TASK PROMPT: Repeat every line of the listing below exactly, minus the pictures.

SUPPLIED INFORMATION:

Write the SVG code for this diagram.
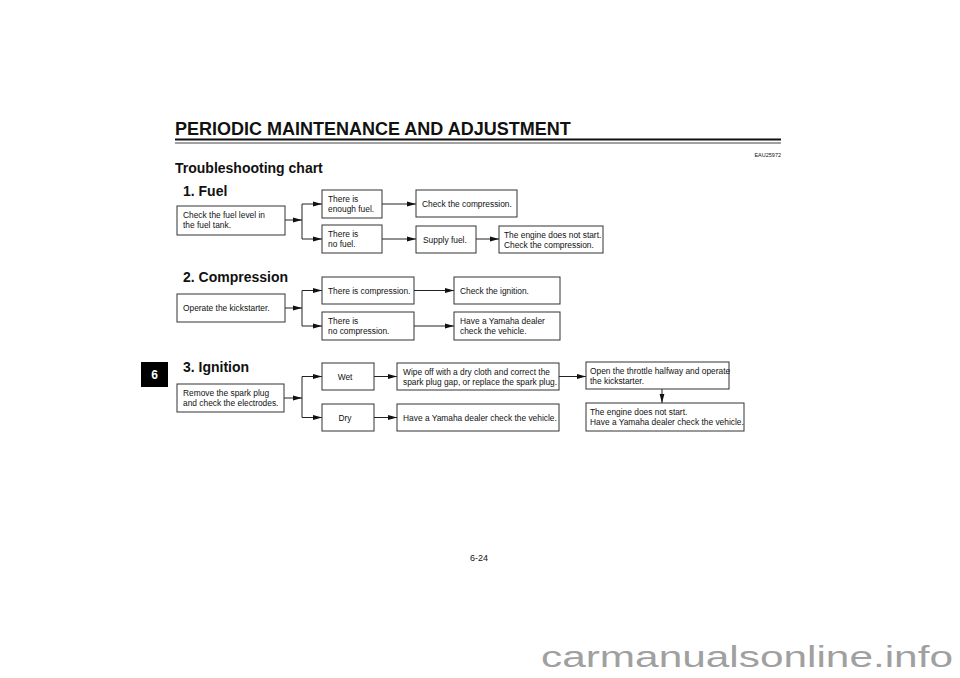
<svg xmlns="http://www.w3.org/2000/svg" width="960" height="678" viewBox="0 0 960 678">
<style>
  text { font-family: "Liberation Sans", Arial, sans-serif; fill: #111; }
  .t { font-size: 8.4px; }
  .h { font-size: 14px; font-weight: bold; }
  .box { fill: #fff; stroke: #333; stroke-width: 1; }
  .ln { fill: none; stroke: #222; stroke-width: 1; }
  .ar { fill: none; stroke: #222; stroke-width: 1; marker-end: url(#ah); }
</style>
<defs>
  <marker id="ah" viewBox="0 0 9 6" refX="9" refY="3" markerWidth="9" markerHeight="6" markerUnits="userSpaceOnUse" orient="auto">
    <path d="M0,0.6 L9,3 L0,5.4 z" fill="#111"/>
  </marker>
</defs>
<rect width="960" height="678" fill="#fff"/>

<g id="header">
  <text x="175" y="135" style="font-size:18px;font-weight:bold">PERIODIC MAINTENANCE AND ADJUSTMENT</text>
  <line x1="175" y1="139.5" x2="781" y2="139.5" stroke="#111" stroke-width="2"/>
  <line x1="175" y1="143" x2="781" y2="143" stroke="#111" stroke-width="0.8"/>
  <text x="781" y="157" text-anchor="end" style="font-size:5.5px">EAU25972</text>
  <text x="175" y="173" style="font-size:14px;font-weight:bold">Troubleshooting chart</text>
</g>

<g id="tab">
  <rect x="141" y="362" width="27" height="25" fill="#000"/>
  <text x="154.5" y="379" text-anchor="middle" style="font-size:12px;font-weight:bold;fill:#fff">6</text>
</g>

<g id="headings">
  <text class="h" x="183" y="196">1. Fuel</text>
  <text class="h" x="183" y="282">2. Compression</text>
  <text class="h" x="183" y="372">3. Ignition</text>
</g>

<g id="connectors">
  <line class="ar" x1="285" y1="220" x2="302" y2="220"/>
  <line class="ln" x1="302" y1="204" x2="302" y2="239"/>
  <line class="ar" x1="302" y1="204" x2="322" y2="204"/>
  <line class="ar" x1="302" y1="239" x2="322" y2="239"/>
  <line class="ar" x1="382" y1="204" x2="416" y2="204"/>
  <line class="ar" x1="382" y1="239" x2="416" y2="239"/>
  <line class="ar" x1="476" y1="239" x2="499" y2="239"/>

  <line class="ar" x1="285" y1="308" x2="302" y2="308"/>
  <line class="ln" x1="302" y1="290.5" x2="302" y2="326"/>
  <line class="ar" x1="302" y1="290.5" x2="322" y2="290.5"/>
  <line class="ar" x1="302" y1="326" x2="322" y2="326"/>
  <line class="ar" x1="414" y1="290.5" x2="454" y2="290.5"/>
  <line class="ar" x1="414" y1="326" x2="454" y2="326"/>

  <line class="ar" x1="284" y1="398" x2="302" y2="398"/>
  <line class="ln" x1="302" y1="376.5" x2="302" y2="417.5"/>
  <line class="ar" x1="302" y1="376.5" x2="322" y2="376.5"/>
  <line class="ar" x1="302" y1="417.5" x2="322" y2="417.5"/>
  <line class="ar" x1="374" y1="376.5" x2="397" y2="376.5"/>
  <line class="ar" x1="374" y1="417.5" x2="397" y2="417.5"/>
  <line class="ar" x1="559" y1="376.5" x2="586" y2="376.5"/>
  <line class="ar" x1="662" y1="389" x2="662" y2="403"/>
</g>

<g id="n1"><rect class="box" x="177" y="206" width="108" height="29"/>
  <text class="t" x="183" y="218">Check the fuel level in</text><text class="t" x="183" y="228">the fuel tank.</text></g>
<g id="n2"><rect class="box" x="322" y="190" width="60" height="28"/>
  <text class="t" x="328" y="202">There is</text><text class="t" x="328" y="212">enough fuel.</text></g>
<g id="n3"><rect class="box" x="322" y="225" width="60" height="28"/>
  <text class="t" x="328" y="237">There is</text><text class="t" x="328" y="247">no fuel.</text></g>
<g id="n4"><rect class="box" x="416" y="190" width="101" height="27"/>
  <text class="t" x="422" y="206.5">Check the compression.</text></g>
<g id="n5"><rect class="box" x="416" y="226" width="60" height="27"/>
  <text class="t" x="423" y="242.5">Supply fuel.</text></g>
<g id="n6"><rect class="box" x="499" y="226" width="104" height="27"/>
  <text class="t" x="504" y="237.5">The engine does not start.</text><text class="t" x="504" y="247.5">Check the compression.</text></g>

<g id="n7"><rect class="box" x="177" y="294" width="108" height="28"/>
  <text class="t" x="183" y="311">Operate the kickstarter.</text></g>
<g id="n8"><rect class="box" x="322" y="277" width="92" height="27"/>
  <text class="t" x="328" y="293.5">There is compression.</text></g>
<g id="n9"><rect class="box" x="322" y="312" width="92" height="28"/>
  <text class="t" x="328" y="324">There is</text><text class="t" x="328" y="334">no compression.</text></g>
<g id="n10"><rect class="box" x="454" y="277" width="106" height="27"/>
  <text class="t" x="460" y="293.5">Check the ignition.</text></g>
<g id="n11"><rect class="box" x="454" y="312" width="106" height="28"/>
  <text class="t" x="460" y="324">Have a Yamaha dealer</text><text class="t" x="460" y="334">check the vehicle.</text></g>

<g id="n12"><rect class="box" x="177" y="384" width="107" height="28"/>
  <text class="t" x="183" y="396">Remove the spark plug</text><text class="t" x="183" y="406">and check the electrodes.</text></g>
<g id="n13"><rect class="box" x="322" y="363" width="52" height="27"/>
  <text class="t" x="345" y="379.5" text-anchor="middle">Wet</text></g>
<g id="n14"><rect class="box" x="322" y="404" width="52" height="27"/>
  <text class="t" x="345" y="420.5" text-anchor="middle">Dry</text></g>
<g id="n15"><rect class="box" x="397" y="363" width="162" height="27"/>
  <text class="t" x="403" y="374.5">Wipe off with a dry cloth and correct the</text><text class="t" x="403" y="384.5">spark plug gap, or replace the spark plug.</text></g>
<g id="n16"><rect class="box" x="397" y="404" width="162" height="27"/>
  <text class="t" x="403" y="420.5">Have a Yamaha dealer check the vehicle.</text></g>
<g id="n17"><rect class="box" x="586" y="362" width="143" height="27"/>
  <text class="t" x="590" y="373.5">Open the throttle halfway and operate</text><text class="t" x="590" y="383.5">the kickstarter.</text></g>
<g id="n18"><rect class="box" x="586" y="403" width="158" height="28"/>
  <text class="t" x="590" y="415">The engine does not start.</text><text class="t" x="590" y="425">Have a Yamaha dealer check the vehicle.</text></g>

<g id="footer">
  <text x="479" y="561" text-anchor="middle" style="font-size:9px">6-24</text>
  <text x="541" y="667" textLength="412" lengthAdjust="spacingAndGlyphs" style="font-size:29px;fill:#a0a0a0">carmanualsonline.info</text>
</g>
</svg>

WORKED SOLUTION:
Write the SVG code for this diagram.
<svg xmlns="http://www.w3.org/2000/svg" width="960" height="678" viewBox="0 0 960 678">
<style>
  text { font-family: "Liberation Sans", Arial, sans-serif; fill: #111; }
  .t { font-size: 8.4px; }
  .h { font-size: 14px; font-weight: bold; }
  .box { fill: #fff; stroke: #333; stroke-width: 1; }
  .ln { fill: none; stroke: #222; stroke-width: 1; }
  .ar { fill: none; stroke: #222; stroke-width: 1; marker-end: url(#ah); }
</style>
<defs>
  <marker id="ah" viewBox="0 0 9 6" refX="9" refY="3" markerWidth="9" markerHeight="6" markerUnits="userSpaceOnUse" orient="auto">
    <path d="M0,0.6 L9,3 L0,5.4 z" fill="#111"/>
  </marker>
</defs>
<rect width="960" height="678" fill="#fff"/>

<g id="header">
  <text x="175" y="135" style="font-size:18px;font-weight:bold">PERIODIC MAINTENANCE AND ADJUSTMENT</text>
  <line x1="175" y1="139.5" x2="781" y2="139.5" stroke="#111" stroke-width="2"/>
  <line x1="175" y1="143" x2="781" y2="143" stroke="#111" stroke-width="0.8"/>
  <text x="781" y="157" text-anchor="end" style="font-size:5.5px">EAU25972</text>
  <text x="175" y="173" style="font-size:14px;font-weight:bold">Troubleshooting chart</text>
</g>

<g id="tab">
  <rect x="141" y="362" width="27" height="25" fill="#000"/>
  <text x="154.5" y="379" text-anchor="middle" style="font-size:12px;font-weight:bold;fill:#fff">6</text>
</g>

<g id="headings">
  <text class="h" x="183" y="196">1. Fuel</text>
  <text class="h" x="183" y="282">2. Compression</text>
  <text class="h" x="183" y="372">3. Ignition</text>
</g>

<g id="connectors">
  <line class="ar" x1="285" y1="220" x2="302" y2="220"/>
  <line class="ln" x1="302" y1="204" x2="302" y2="239"/>
  <line class="ar" x1="302" y1="204" x2="322" y2="204"/>
  <line class="ar" x1="302" y1="239" x2="322" y2="239"/>
  <line class="ar" x1="382" y1="204" x2="416" y2="204"/>
  <line class="ar" x1="382" y1="239" x2="416" y2="239"/>
  <line class="ar" x1="476" y1="239" x2="499" y2="239"/>

  <line class="ar" x1="285" y1="308" x2="302" y2="308"/>
  <line class="ln" x1="302" y1="290.5" x2="302" y2="326"/>
  <line class="ar" x1="302" y1="290.5" x2="322" y2="290.5"/>
  <line class="ar" x1="302" y1="326" x2="322" y2="326"/>
  <line class="ar" x1="414" y1="290.5" x2="454" y2="290.5"/>
  <line class="ar" x1="414" y1="326" x2="454" y2="326"/>

  <line class="ar" x1="284" y1="398" x2="302" y2="398"/>
  <line class="ln" x1="302" y1="376.5" x2="302" y2="417.5"/>
  <line class="ar" x1="302" y1="376.5" x2="322" y2="376.5"/>
  <line class="ar" x1="302" y1="417.5" x2="322" y2="417.5"/>
  <line class="ar" x1="374" y1="376.5" x2="397" y2="376.5"/>
  <line class="ar" x1="374" y1="417.5" x2="397" y2="417.5"/>
  <line class="ar" x1="559" y1="376.5" x2="586" y2="376.5"/>
  <line class="ar" x1="662" y1="389" x2="662" y2="403"/>
</g>

<g id="n1"><rect class="box" x="177" y="206" width="108" height="29"/>
  <text class="t" x="183" y="218">Check the fuel level in</text><text class="t" x="183" y="228">the fuel tank.</text></g>
<g id="n2"><rect class="box" x="322" y="190" width="60" height="28"/>
  <text class="t" x="328" y="202">There is</text><text class="t" x="328" y="212">enough fuel.</text></g>
<g id="n3"><rect class="box" x="322" y="225" width="60" height="28"/>
  <text class="t" x="328" y="237">There is</text><text class="t" x="328" y="247">no fuel.</text></g>
<g id="n4"><rect class="box" x="416" y="190" width="101" height="27"/>
  <text class="t" x="422" y="206.5">Check the compression.</text></g>
<g id="n5"><rect class="box" x="416" y="226" width="60" height="27"/>
  <text class="t" x="423" y="242.5">Supply fuel.</text></g>
<g id="n6"><rect class="box" x="499" y="226" width="104" height="27"/>
  <text class="t" x="504" y="237.5">The engine does not start.</text><text class="t" x="504" y="247.5">Check the compression.</text></g>

<g id="n7"><rect class="box" x="177" y="294" width="108" height="28"/>
  <text class="t" x="183" y="311">Operate the kickstarter.</text></g>
<g id="n8"><rect class="box" x="322" y="277" width="92" height="27"/>
  <text class="t" x="328" y="293.5">There is compression.</text></g>
<g id="n9"><rect class="box" x="322" y="312" width="92" height="28"/>
  <text class="t" x="328" y="324">There is</text><text class="t" x="328" y="334">no compression.</text></g>
<g id="n10"><rect class="box" x="454" y="277" width="106" height="27"/>
  <text class="t" x="460" y="293.5">Check the ignition.</text></g>
<g id="n11"><rect class="box" x="454" y="312" width="106" height="28"/>
  <text class="t" x="460" y="324">Have a Yamaha dealer</text><text class="t" x="460" y="334">check the vehicle.</text></g>

<g id="n12"><rect class="box" x="177" y="384" width="107" height="28"/>
  <text class="t" x="183" y="396">Remove the spark plug</text><text class="t" x="183" y="406">and check the electrodes.</text></g>
<g id="n13"><rect class="box" x="322" y="363" width="52" height="27"/>
  <text class="t" x="345" y="379.5" text-anchor="middle">Wet</text></g>
<g id="n14"><rect class="box" x="322" y="404" width="52" height="27"/>
  <text class="t" x="345" y="420.5" text-anchor="middle">Dry</text></g>
<g id="n15"><rect class="box" x="397" y="363" width="162" height="27"/>
  <text class="t" x="403" y="374.5">Wipe off with a dry cloth and correct the</text><text class="t" x="403" y="384.5">spark plug gap, or replace the spark plug.</text></g>
<g id="n16"><rect class="box" x="397" y="404" width="162" height="27"/>
  <text class="t" x="403" y="420.5">Have a Yamaha dealer check the vehicle.</text></g>
<g id="n17"><rect class="box" x="586" y="362" width="143" height="27"/>
  <text class="t" x="590" y="373.5">Open the throttle halfway and operate</text><text class="t" x="590" y="383.5">the kickstarter.</text></g>
<g id="n18"><rect class="box" x="586" y="403" width="158" height="28"/>
  <text class="t" x="590" y="415">The engine does not start.</text><text class="t" x="590" y="425">Have a Yamaha dealer check the vehicle.</text></g>

<g id="footer">
  <text x="479" y="561" text-anchor="middle" style="font-size:9px">6-24</text>
  <text x="541" y="667" textLength="412" lengthAdjust="spacingAndGlyphs" style="font-size:29px;fill:#a0a0a0">carmanualsonline.info</text>
</g>
</svg>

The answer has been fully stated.